Allegations of leftist bias in the media are often difficult to prove because of the lack of hard evidence that a reporter has already made up his or her mind before a story runs. One can examine the resulting story itself, but having clear indications of bias in the reporter is obviously more probative.
Well, here we have it, reprinted below: an email sent from a New York Times reporter to the media adviser to the PAC I established to support Senate and House candidates who favor a strong U.S. foreign policy.
The questions, perhaps in response to an article I wrote on the North Korean threat, are utterly one-sided, simplistic, incorporate factually incorrect assertions, and signal that the story is all but written. There is clearly no basis to try to engage such a “reporter” in reasoned dialogue.
Some might wonder at publishing the questions in this way, but there is no indication that the “reporter” asked for confidentiality of any sort. Maybe the rules should apply to them as well. Welcome to the world of pre-emptive strikes.

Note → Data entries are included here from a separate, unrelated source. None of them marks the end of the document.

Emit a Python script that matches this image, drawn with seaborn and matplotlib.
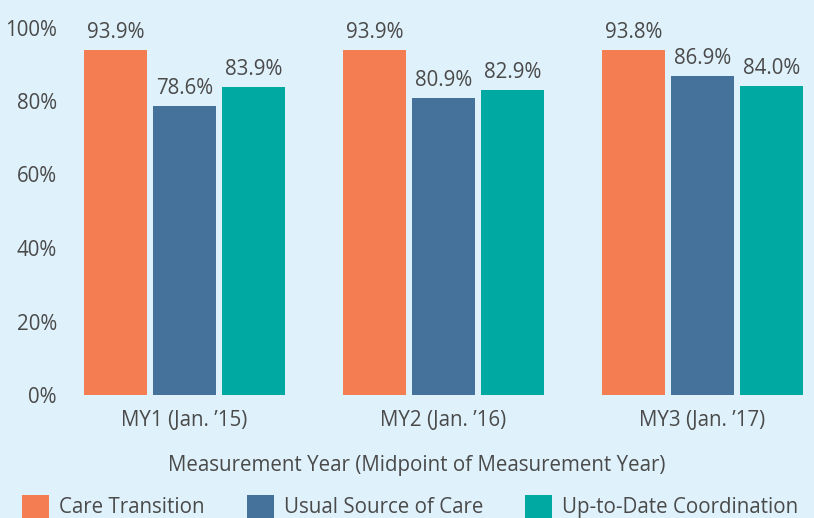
import matplotlib
matplotlib.use("Agg")
import matplotlib.pyplot as plt
import seaborn as sns
import pandas as pd
from matplotlib.patches import Patch

years = ["MY1 (Jan. \u201915)", "MY2 (Jan. \u201916)", "MY3 (Jan. \u201917)"]
series = ["Care Transition", "Usual Source of Care", "Up-to-Date Coordination"]
care_transition = [93.9, 93.9, 93.8]
usual_source = [78.6, 80.9, 86.9]
up_to_date = [83.9, 82.9, 84.0]
yticks = [0, 20, 40, 60, 80, 100]

colors = ["#f47e52", "#44729b", "#00a9a2"]
bg = "#dff1fb"
text_color = "#4a4a4a"
fs = 14.8

df = pd.DataFrame({
    "year": years * 3,
    "series": [s for s in series for _ in years],
    "value": care_transition + usual_source + up_to_date,
})

sns.set_theme(style="white")
plt.rcParams["font.family"] = ["Open Sans", "DejaVu Sans"]

fig = plt.figure(figsize=(8.14, 5.18), dpi=100, facecolor=bg)
ax = fig.add_axes([75 / 814, 123 / 518, (814 - 75) / 814, 367.5 / 518])
ax.set_facecolor(bg)

sns.barplot(data=df, x="year", y="value", hue="series", order=years,
            hue_order=series, palette=colors, width=0.8, gap=0.087,
            saturation=1, linewidth=0, ax=ax, legend=False)

for cont in ax.containers:
    ax.bar_label(cont, fmt="%.1f%%", padding=5, fontsize=fs,
                 color=text_color, clip_on=False)

ax.set_ylim(0, 100)
ax.set_xlim(-(184.5 - 75) / 259, 2 + (814 - 702.5) / 259)
ax.set_yticks(yticks)
ax.set_yticklabels([f"{t}%" for t in yticks])
ax.tick_params(axis="y", length=0, pad=13, labelsize=fs, labelcolor=text_color)
ax.tick_params(axis="x", length=0, pad=11, labelsize=fs, labelcolor=text_color)
ax.set_xlabel("Measurement Year (Midpoint of Measurement Year)", fontsize=fs,
              color=text_color)
ax.xaxis.set_label_coords((416.5 - 75) / 739, -(466 - 395) / 367.5)
ax.xaxis.label.set_va("center")
ax.set_ylabel("")
for sp in ax.spines.values():
    sp.set_visible(False)

handles = [Patch(facecolor=c, edgecolor="none") for c in colors]
fig.legend(handles, series, loc="upper left", bbox_to_anchor=(14 / 814, 1 - 487 / 518),
           ncol=3, frameon=False, fontsize=fs, labelcolor=text_color,
           handlelength=1.3, handleheight=1.3, handletextpad=0.5,
           columnspacing=2.05, borderaxespad=0)

fig.savefig("out.png", dpi=100, facecolor=bg)
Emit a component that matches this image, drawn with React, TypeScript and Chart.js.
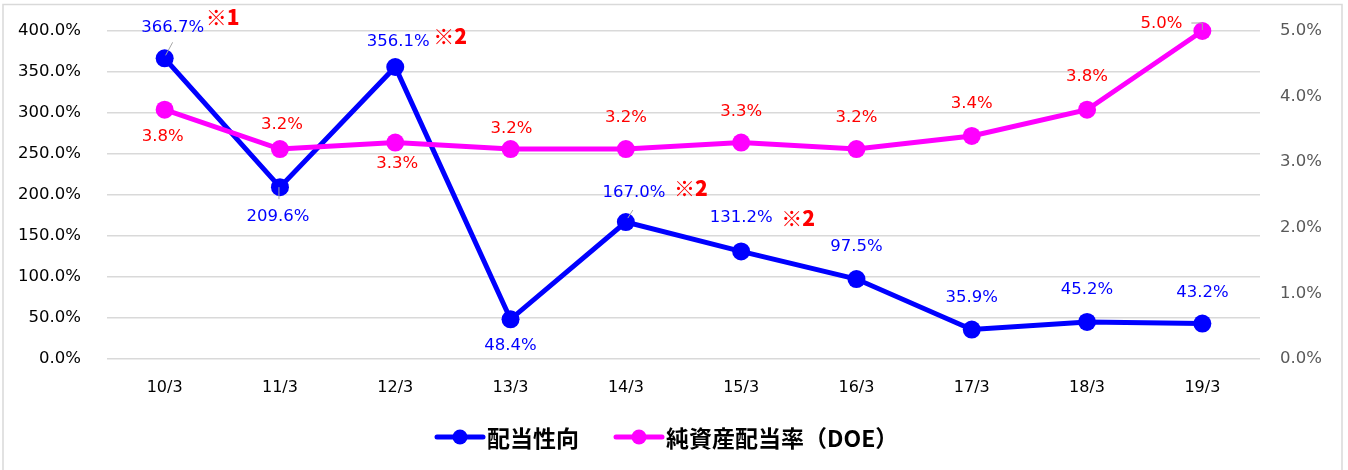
import React, { useEffect, useRef } from "react";
import { Chart, registerables } from "chart.js";

Chart.register(...registerables);

const categories = ["10/3", "11/3", "12/3", "13/3", "14/3", "15/3", "16/3", "17/3", "18/3", "19/3"];
const payoutRatio = [366.7, 209.6, 356.1, 48.4, 167.0, 131.2, 97.5, 35.9, 45.2, 43.2];
const doe = [3.8, 3.2, 3.3, 3.2, 3.2, 3.3, 3.2, 3.4, 3.8, 5.0];
const payoutNotes = ["※1", "", "※2", "", "※2", "※2", "", "", "", ""];
const leftTicks = [0, 50, 100, 150, 200, 250, 300, 350, 400];
const rightTicks = [0, 1, 2, 3, 4, 5];
const seriesNames = ["配当性向", "純資産配当率（DOE）"];

// label offsets (style) relative to each point
const payoutLabelOffsets: [number, number][] = [
  [8, -31], [-2, 30], [3, -25], [0, 26], [8, -29], [0, -34], [0, -32], [0, -32], [0, -32], [0, -31],
];
const doeLabelOffsets: [number, number][] = [
  [-2, 27], [2, -24], [2, 21], [1, -20], [0, -31], [0, -31], [0, -31], [0, -32], [0, -33], [-41, -7],
];
const noteOffsets: [number, number][] = [
  [58, -41], [0, 0], [55, -31], [0, 0], [65, -34], [57, -33], [0, 0], [0, 0], [0, 0], [0, 0],
];
const payoutLeaders: (number[] | null)[] = [
  [8, -16, 1, -3], [-1, 0, -1, 12], null, null, [7, -12, 2, -4], null, null, null, null, null,
];
const doeLeaders: (number[] | null)[] = [null, null, null, null, null, null, null, null, null, [-11, -8, 0, -8, 0, -1]];

const BLUE = "#0000FF";
const MAGENTA = "#FF00FF";
const FONT = "'DejaVu Sans', sans-serif";

const labelPlugin = {
  id: "customLabels",
  afterDraw(chart: any) {
    const ctx = chart.ctx;
    ctx.save();
    // border frame
    ctx.strokeStyle = "#d9d9d9";
    ctx.lineWidth = 1.5;
    ctx.strokeRect(3, 4.5, 1339, 470);

    const drawSet = (di: number, values: number[], fmt: (v: number) => string, offs: [number, number][], color: string, leaders: (number[] | null)[]) => {
      const meta = chart.getDatasetMeta(di);
      meta.data.forEach((el: any, i: number) => {
        const l = leaders[i];
        if (l) {
          ctx.strokeStyle = "#a6a6a6";
          ctx.lineWidth = 1;
          ctx.beginPath();
          ctx.moveTo(el.x + l[0], el.y + l[1]);
          for (let k = 2; k < l.length; k += 2) ctx.lineTo(el.x + l[k], el.y + l[k + 1]);
          ctx.stroke();
        }
        ctx.fillStyle = color;
        ctx.font = `16.5px ${FONT}`;
        ctx.textAlign = "center";
        ctx.textBaseline = "middle";
        ctx.fillText(fmt(values[i]), el.x + offs[i][0], el.y + offs[i][1]);
      });
    };
    drawSet(0, payoutRatio, (v) => v.toFixed(1) + "%", payoutLabelOffsets, BLUE, payoutLeaders);
    drawSet(1, doe, (v) => v.toFixed(1) + "%", doeLabelOffsets, "#FF0000", doeLeaders);

    // notes
    const meta0 = chart.getDatasetMeta(0);
    ctx.fillStyle = "#FF0000";
    ctx.font = `900 21px 'Noto Sans CJK JP', sans-serif`;
    ctx.textAlign = "center";
    ctx.textBaseline = "middle";
    meta0.data.forEach((el: any, i: number) => {
      if (payoutNotes[i]) ctx.fillText(payoutNotes[i], el.x + noteOffsets[i][0], el.y + noteOffsets[i][1]);
    });

    // legend
    const ly = 437;
    const items = [
      { x: 436, color: BLUE, text: seriesNames[0] },
      { x: 615, color: MAGENTA, text: seriesNames[1] },
    ];
    items.forEach((it) => {
      ctx.strokeStyle = it.color;
      ctx.lineWidth = 5;
      ctx.lineCap = "round";
      ctx.beginPath();
      ctx.moveTo(it.x + 1, ly);
      ctx.lineTo(it.x + 47, ly);
      ctx.stroke();
      ctx.fillStyle = it.color;
      ctx.beginPath();
      ctx.arc(it.x + 24, ly, 7.5, 0, Math.PI * 2);
      ctx.fill();
      ctx.fillStyle = "#000";
      ctx.font = `bold 23px 'Noto Sans CJK JP', sans-serif`;
      ctx.textAlign = "left";
      ctx.textBaseline = "middle";
      ctx.fillText(it.text, it.x + 51, ly + 1);
    });
    ctx.restore();
  },
};

export default function App() {
  const ref = useRef<HTMLCanvasElement>(null);
  useEffect(() => {
    if (!ref.current) return;
    const chart = new Chart(ref.current, {
      type: "line",
      data: {
        labels: categories,
        datasets: [
          {
            label: seriesNames[0],
            data: payoutRatio,
            yAxisID: "y",
            borderColor: BLUE,
            backgroundColor: BLUE,
            borderWidth: 5,
            pointRadius: 9,
            pointHoverRadius: 9,
            pointBackgroundColor: BLUE,
            pointBorderWidth: 0,
            order: 2,
            clip: false as any,
          },
          {
            label: seriesNames[1],
            data: doe,
            yAxisID: "y1",
            borderColor: MAGENTA,
            backgroundColor: MAGENTA,
            borderWidth: 5,
            pointRadius: 9,
            pointHoverRadius: 9,
            pointBackgroundColor: MAGENTA,
            pointBorderWidth: 0,
            order: 1,
            clip: false as any,
          },
        ],
      },
      options: {
        animation: false,
        responsive: false,
        layout: { autoPadding: false, padding: { top: 31, left: 0, right: 0, bottom: 0 } },
        plugins: { legend: { display: false }, tooltip: { enabled: false } },
        scales: {
          x: {
            offset: true,
            grid: { display: false, drawTicks: false },
            border: { display: false },
            ticks: { color: "#000", font: { family: FONT, size: 16 }, padding: 19, maxRotation: 0 },
            afterFit: (s: any) => { s.height = 111; s.paddingLeft = 0; s.paddingRight = 0; },
          },
          y: {
            position: "left",
            min: 0,
            max: 400,
            afterBuildTicks: (s: any) => { s.ticks = leftTicks.map((v) => ({ value: v })); },
            grid: { color: "#d9d9d9", lineWidth: 1.5, drawTicks: false },
            border: { display: false },
            ticks: { color: "#000", font: { family: FONT, size: 16.5 }, padding: 26, callback: (v: any) => Number(v).toFixed(1) + "%" },
            afterFit: (s: any) => { s.width = 107; s.paddingTop = 0; s.paddingBottom = 0; },
          },
          y1: {
            position: "right",
            min: 0,
            max: 5,
            afterBuildTicks: (s: any) => { s.ticks = rightTicks.map((v) => ({ value: v })); },
            grid: { display: false, drawTicks: false },
            border: { display: false },
            ticks: { color: "#595959", font: { family: FONT, size: 16.5 }, padding: 20, callback: (v: any) => Number(v).toFixed(1) + "%" },
            afterFit: (s: any) => { s.width = 88; s.paddingTop = 0; s.paddingBottom = 0; },
          },
        },
      },
      plugins: [labelPlugin],
    });
    return () => chart.destroy();
  }, []);
  return (
    <div style={{ position: "fixed", left: 0, top: 0, width: 1348, height: 470, background: "#fff" }}>
      <canvas ref={ref} width={1348} height={470} />
    </div>
  );
}
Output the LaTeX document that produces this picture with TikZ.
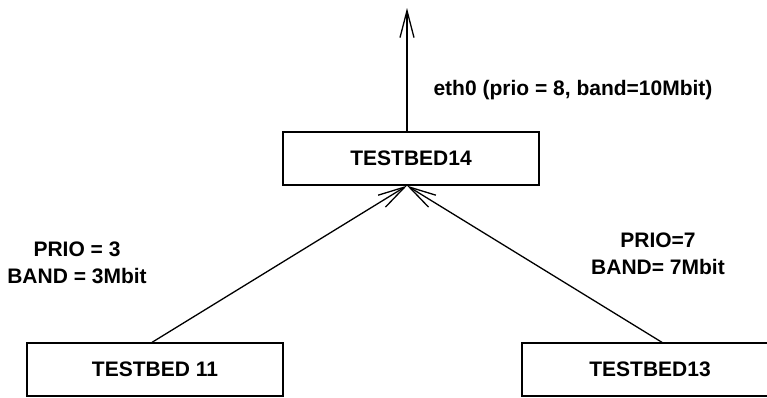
\documentclass[tikz,border=0pt]{standalone}
\usepackage{fontspec}
\setmainfont{Liberation Sans}
\usetikzlibrary{arrows.meta}
\begin{document}
\begin{tikzpicture}[x=1pt,y=-1pt,
  lw/.style={line width=1.3pt},
  hostbox/.style={draw,lw,minimum width=256pt,minimum height=53pt,inner sep=0pt,
    font=\fontsize{21}{27}\selectfont\bfseries},
  lbl/.style={align=center,inner sep=0pt,font=\fontsize{21}{27}\selectfont\bfseries},
  arr/.style={lw,-{Straight Barb[length=27pt,width=14pt,line width=1.3pt]}}]
\useasboundingbox (0,0) rectangle (767,397);
\clip (0,0) rectangle (767,397);
\node[hostbox] (t14) at (411,158.5) {TESTBED14};
\node[hostbox] (t11) at (155,369.5) {TESTBED 11};
\node[hostbox] (t13) at (650,369.5) {TESTBED13};
\coordinate (up) at (407,8);
\node[lbl] (eth) at (573,90) {eth0 (prio = 8, band=10Mbit)};
\node[lbl] (l11) at (77,263) {PRIO = 3\\BAND = 3Mbit};
\node[lbl] (l13) at (658,254) {PRIO=7\\BAND= 7Mbit};
\draw[arr] ([xshift=-4pt]t14.north) -- (up);
\draw[arr] ([xshift=-3pt]t11.north) -- ([xshift=-4pt]t14.south);
\draw[arr] ([xshift=12pt]t13.north) -- ([xshift=-4pt]t14.south);
\end{tikzpicture}
\end{document}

There may well be writers at the Times worth talking to, but he is not one of them.
From: Gardiner Harris <[redacted]>
Date: September 7, 2017 at 6:41:53 PM EDT
Subject: Saw the ambassador’s piece on North Korea
He said he favours a military option. I’m probably going to write
about this. A couple of questions:
1. How many deaths are acceptable losses in such an endeavour to get
rid of North Korea’s nuclear and ballistic missile capabilities?
100,000? A million? Ten million?
2. How many deaths does the ambassador expect?
3. Why now? South Korea and Japan have been living under this threat
for a decade. Do we attack only to prevent the North’s capacity to hit
4. If yes to above, why would the South agree with this strategy? They
have to sacrifice potentially millions of their citizens lives so the
US does not have to live with the risks they’ve faced for years?